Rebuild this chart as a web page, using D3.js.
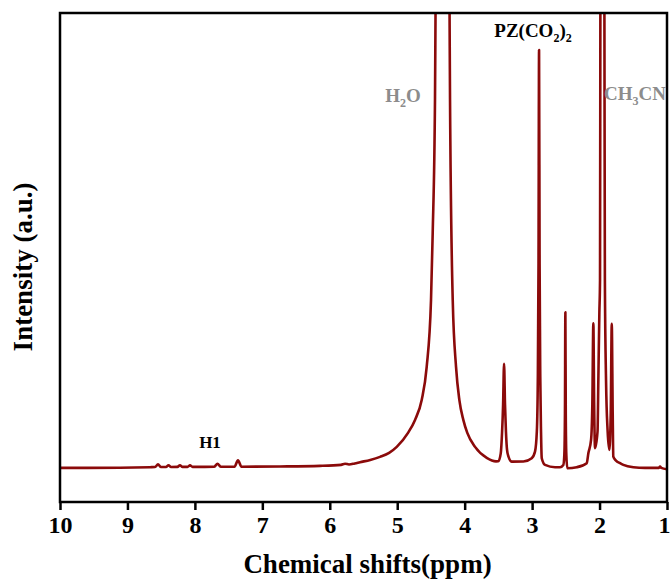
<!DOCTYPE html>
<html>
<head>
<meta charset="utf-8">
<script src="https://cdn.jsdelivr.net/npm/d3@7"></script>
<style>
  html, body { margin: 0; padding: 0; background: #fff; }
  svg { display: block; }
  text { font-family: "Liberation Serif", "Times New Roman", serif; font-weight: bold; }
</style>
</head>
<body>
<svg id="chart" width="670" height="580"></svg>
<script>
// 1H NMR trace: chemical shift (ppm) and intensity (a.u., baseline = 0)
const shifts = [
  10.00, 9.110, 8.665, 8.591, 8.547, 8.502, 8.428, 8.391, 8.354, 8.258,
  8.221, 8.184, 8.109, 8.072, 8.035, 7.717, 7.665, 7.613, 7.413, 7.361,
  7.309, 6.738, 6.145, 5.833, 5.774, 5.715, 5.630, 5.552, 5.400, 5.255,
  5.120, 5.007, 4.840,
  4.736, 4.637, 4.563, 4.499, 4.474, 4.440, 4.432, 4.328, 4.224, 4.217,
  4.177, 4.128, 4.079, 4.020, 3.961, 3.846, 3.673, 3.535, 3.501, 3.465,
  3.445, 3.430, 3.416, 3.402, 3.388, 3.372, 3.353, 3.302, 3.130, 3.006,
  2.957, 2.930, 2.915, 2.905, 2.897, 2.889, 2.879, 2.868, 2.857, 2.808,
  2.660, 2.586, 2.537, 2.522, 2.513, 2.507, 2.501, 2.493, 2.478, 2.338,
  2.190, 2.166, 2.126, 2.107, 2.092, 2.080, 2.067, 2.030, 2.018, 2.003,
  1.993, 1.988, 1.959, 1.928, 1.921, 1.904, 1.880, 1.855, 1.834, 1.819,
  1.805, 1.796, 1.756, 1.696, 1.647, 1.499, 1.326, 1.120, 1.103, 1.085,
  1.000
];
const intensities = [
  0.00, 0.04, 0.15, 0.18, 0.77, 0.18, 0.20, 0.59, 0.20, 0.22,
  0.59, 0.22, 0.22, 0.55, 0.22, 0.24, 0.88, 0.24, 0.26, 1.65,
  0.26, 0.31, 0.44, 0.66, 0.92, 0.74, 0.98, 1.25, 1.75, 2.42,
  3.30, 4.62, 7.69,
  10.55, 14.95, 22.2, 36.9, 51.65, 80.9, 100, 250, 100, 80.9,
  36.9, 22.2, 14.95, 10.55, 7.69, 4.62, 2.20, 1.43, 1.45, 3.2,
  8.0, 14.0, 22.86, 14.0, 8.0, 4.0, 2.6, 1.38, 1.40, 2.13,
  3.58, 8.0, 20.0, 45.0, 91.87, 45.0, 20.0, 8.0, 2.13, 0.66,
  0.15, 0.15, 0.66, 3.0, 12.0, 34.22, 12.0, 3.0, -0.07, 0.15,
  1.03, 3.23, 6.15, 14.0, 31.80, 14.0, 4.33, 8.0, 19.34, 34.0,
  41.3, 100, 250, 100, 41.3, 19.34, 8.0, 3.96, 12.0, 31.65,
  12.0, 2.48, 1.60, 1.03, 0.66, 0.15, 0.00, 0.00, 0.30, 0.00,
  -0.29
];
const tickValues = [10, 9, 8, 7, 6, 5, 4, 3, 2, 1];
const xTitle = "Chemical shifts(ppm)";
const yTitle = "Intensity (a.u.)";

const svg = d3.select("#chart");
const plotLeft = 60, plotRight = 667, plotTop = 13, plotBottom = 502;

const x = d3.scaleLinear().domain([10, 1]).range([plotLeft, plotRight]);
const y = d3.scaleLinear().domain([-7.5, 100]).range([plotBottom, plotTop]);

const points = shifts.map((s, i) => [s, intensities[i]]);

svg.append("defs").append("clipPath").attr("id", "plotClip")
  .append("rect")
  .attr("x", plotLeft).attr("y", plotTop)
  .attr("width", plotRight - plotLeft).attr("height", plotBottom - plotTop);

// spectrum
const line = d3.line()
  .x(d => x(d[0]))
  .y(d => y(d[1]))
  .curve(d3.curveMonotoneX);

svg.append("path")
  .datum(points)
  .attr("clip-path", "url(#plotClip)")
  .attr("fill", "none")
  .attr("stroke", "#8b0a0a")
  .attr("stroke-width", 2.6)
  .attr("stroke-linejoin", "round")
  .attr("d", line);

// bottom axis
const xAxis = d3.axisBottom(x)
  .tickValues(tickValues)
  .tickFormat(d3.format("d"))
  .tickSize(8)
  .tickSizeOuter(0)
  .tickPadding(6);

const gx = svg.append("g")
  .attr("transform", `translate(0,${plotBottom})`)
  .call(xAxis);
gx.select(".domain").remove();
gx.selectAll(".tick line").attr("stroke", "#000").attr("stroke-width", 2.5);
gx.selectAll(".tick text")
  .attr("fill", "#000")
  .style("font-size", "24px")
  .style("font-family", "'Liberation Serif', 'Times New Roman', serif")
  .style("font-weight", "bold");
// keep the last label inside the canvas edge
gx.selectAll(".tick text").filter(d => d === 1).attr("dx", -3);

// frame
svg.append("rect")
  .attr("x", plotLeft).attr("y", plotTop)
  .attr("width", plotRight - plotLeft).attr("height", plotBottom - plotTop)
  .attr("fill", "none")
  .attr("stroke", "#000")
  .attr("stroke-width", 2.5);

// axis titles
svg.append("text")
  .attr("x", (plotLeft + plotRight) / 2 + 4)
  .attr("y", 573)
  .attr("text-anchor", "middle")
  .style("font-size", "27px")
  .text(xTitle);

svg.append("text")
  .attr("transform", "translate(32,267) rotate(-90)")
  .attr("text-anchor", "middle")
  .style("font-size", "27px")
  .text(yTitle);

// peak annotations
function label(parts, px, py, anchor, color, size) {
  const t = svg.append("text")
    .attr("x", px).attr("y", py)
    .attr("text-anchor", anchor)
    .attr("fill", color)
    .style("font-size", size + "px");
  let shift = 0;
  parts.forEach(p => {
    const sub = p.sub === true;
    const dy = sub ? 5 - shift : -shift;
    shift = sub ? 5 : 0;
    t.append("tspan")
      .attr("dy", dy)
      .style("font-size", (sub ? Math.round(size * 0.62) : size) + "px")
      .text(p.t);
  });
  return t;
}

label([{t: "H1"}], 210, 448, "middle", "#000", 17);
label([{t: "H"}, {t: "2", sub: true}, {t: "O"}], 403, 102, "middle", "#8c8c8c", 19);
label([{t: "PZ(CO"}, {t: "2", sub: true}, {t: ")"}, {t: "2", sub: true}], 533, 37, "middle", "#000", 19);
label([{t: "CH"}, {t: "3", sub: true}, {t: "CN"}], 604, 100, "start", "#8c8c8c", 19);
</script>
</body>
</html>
********
Make an exact copy of the data, leaving its pictures out.

_Written response_
Rebuild this chart as a web page, using D3.js.
<!DOCTYPE html>
<html>
<head>
<meta charset="utf-8">
<script src="https://cdn.jsdelivr.net/npm/d3@7"></script>
<style>
  html, body { margin: 0; padding: 0; background: #fff; }
  svg { display: block; }
  text { font-family: "Liberation Serif", "Times New Roman", serif; font-weight: bold; }
</style>
</head>
<body>
<svg id="chart" width="670" height="580"></svg>
<script>
// 1H NMR trace: chemical shift (ppm) and intensity (a.u., baseline = 0)
const shifts = [
  10.00, 9.110, 8.665, 8.591, 8.547, 8.502, 8.428, 8.391, 8.354, 8.258,
  8.221, 8.184, 8.109, 8.072, 8.035, 7.717, 7.665, 7.613, 7.413, 7.361,
  7.309, 6.738, 6.145, 5.833, 5.774, 5.715, 5.630, 5.552, 5.400, 5.255,
  5.120, 5.007, 4.840,
  4.736, 4.637, 4.563, 4.499, 4.474, 4.440, 4.432, 4.328, 4.224, 4.217,
  4.177, 4.128, 4.079, 4.020, 3.961, 3.846, 3.673, 3.535, 3.501, 3.465,
  3.445, 3.430, 3.416, 3.402, 3.388, 3.372, 3.353, 3.302, 3.130, 3.006,
  2.957, 2.930, 2.915, 2.905, 2.897, 2.889, 2.879, 2.868, 2.857, 2.808,
  2.660, 2.586, 2.537, 2.522, 2.513, 2.507, 2.501, 2.493, 2.478, 2.338,
  2.190, 2.166, 2.126, 2.107, 2.092, 2.080, 2.067, 2.030, 2.018, 2.003,
  1.993, 1.988, 1.959, 1.928, 1.921, 1.904, 1.880, 1.855, 1.834, 1.819,
  1.805, 1.796, 1.756, 1.696, 1.647, 1.499, 1.326, 1.120, 1.103, 1.085,
  1.000
];
const intensities = [
  0.00, 0.04, 0.15, 0.18, 0.77, 0.18, 0.20, 0.59, 0.20, 0.22,
  0.59, 0.22, 0.22, 0.55, 0.22, 0.24, 0.88, 0.24, 0.26, 1.65,
  0.26, 0.31, 0.44, 0.66, 0.92, 0.74, 0.98, 1.25, 1.75, 2.42,
  3.30, 4.62, 7.69,
  10.55, 14.95, 22.2, 36.9, 51.65, 80.9, 100, 250, 100, 80.9,
  36.9, 22.2, 14.95, 10.55, 7.69, 4.62, 2.20, 1.43, 1.45, 3.2,
  8.0, 14.0, 22.86, 14.0, 8.0, 4.0, 2.6, 1.38, 1.40, 2.13,
  3.58, 8.0, 20.0, 45.0, 91.87, 45.0, 20.0, 8.0, 2.13, 0.66,
  0.15, 0.15, 0.66, 3.0, 12.0, 34.22, 12.0, 3.0, -0.07, 0.15,
  1.03, 3.23, 6.15, 14.0, 31.80, 14.0, 4.33, 8.0, 19.34, 34.0,
  41.3, 100, 250, 100, 41.3, 19.34, 8.0, 3.96, 12.0, 31.65,
  12.0, 2.48, 1.60, 1.03, 0.66, 0.15, 0.00, 0.00, 0.30, 0.00,
  -0.29
];
const tickValues = [10, 9, 8, 7, 6, 5, 4, 3, 2, 1];
const xTitle = "Chemical shifts(ppm)";
const yTitle = "Intensity (a.u.)";

const svg = d3.select("#chart");
const plotLeft = 60, plotRight = 667, plotTop = 13, plotBottom = 502;

const x = d3.scaleLinear().domain([10, 1]).range([plotLeft, plotRight]);
const y = d3.scaleLinear().domain([-7.5, 100]).range([plotBottom, plotTop]);

const points = shifts.map((s, i) => [s, intensities[i]]);

svg.append("defs").append("clipPath").attr("id", "plotClip")
  .append("rect")
  .attr("x", plotLeft).attr("y", plotTop)
  .attr("width", plotRight - plotLeft).attr("height", plotBottom - plotTop);

// spectrum
const line = d3.line()
  .x(d => x(d[0]))
  .y(d => y(d[1]))
  .curve(d3.curveMonotoneX);

svg.append("path")
  .datum(points)
  .attr("clip-path", "url(#plotClip)")
  .attr("fill", "none")
  .attr("stroke", "#8b0a0a")
  .attr("stroke-width", 2.6)
  .attr("stroke-linejoin", "round")
  .attr("d", line);

// bottom axis
const xAxis = d3.axisBottom(x)
  .tickValues(tickValues)
  .tickFormat(d3.format("d"))
  .tickSize(8)
  .tickSizeOuter(0)
  .tickPadding(6);

const gx = svg.append("g")
  .attr("transform", `translate(0,${plotBottom})`)
  .call(xAxis);
gx.select(".domain").remove();
gx.selectAll(".tick line").attr("stroke", "#000").attr("stroke-width", 2.5);
gx.selectAll(".tick text")
  .attr("fill", "#000")
  .style("font-size", "24px")
  .style("font-family", "'Liberation Serif', 'Times New Roman', serif")
  .style("font-weight", "bold");
// keep the last label inside the canvas edge
gx.selectAll(".tick text").filter(d => d === 1).attr("dx", -3);

// frame
svg.append("rect")
  .attr("x", plotLeft).attr("y", plotTop)
  .attr("width", plotRight - plotLeft).attr("height", plotBottom - plotTop)
  .attr("fill", "none")
  .attr("stroke", "#000")
  .attr("stroke-width", 2.5);

// axis titles
svg.append("text")
  .attr("x", (plotLeft + plotRight) / 2 + 4)
  .attr("y", 573)
  .attr("text-anchor", "middle")
  .style("font-size", "27px")
  .text(xTitle);

svg.append("text")
  .attr("transform", "translate(32,267) rotate(-90)")
  .attr("text-anchor", "middle")
  .style("font-size", "27px")
  .text(yTitle);

// peak annotations
function label(parts, px, py, anchor, color, size) {
  const t = svg.append("text")
    .attr("x", px).attr("y", py)
    .attr("text-anchor", anchor)
    .attr("fill", color)
    .style("font-size", size + "px");
  let shift = 0;
  parts.forEach(p => {
    const sub = p.sub === true;
    const dy = sub ? 5 - shift : -shift;
    shift = sub ? 5 : 0;
    t.append("tspan")
      .attr("dy", dy)
      .style("font-size", (sub ? Math.round(size * 0.62) : size) + "px")
      .text(p.t);
  });
  return t;
}

label([{t: "H1"}], 210, 448, "middle", "#000", 17);
label([{t: "H"}, {t: "2", sub: true}, {t: "O"}], 403, 102, "middle", "#8c8c8c", 19);
label([{t: "PZ(CO"}, {t: "2", sub: true}, {t: ")"}, {t: "2", sub: true}], 533, 37, "middle", "#000", 19);
label([{t: "CH"}, {t: "3", sub: true}, {t: "CN"}], 604, 100, "start", "#8c8c8c", 19);
</script>
</body>
</html>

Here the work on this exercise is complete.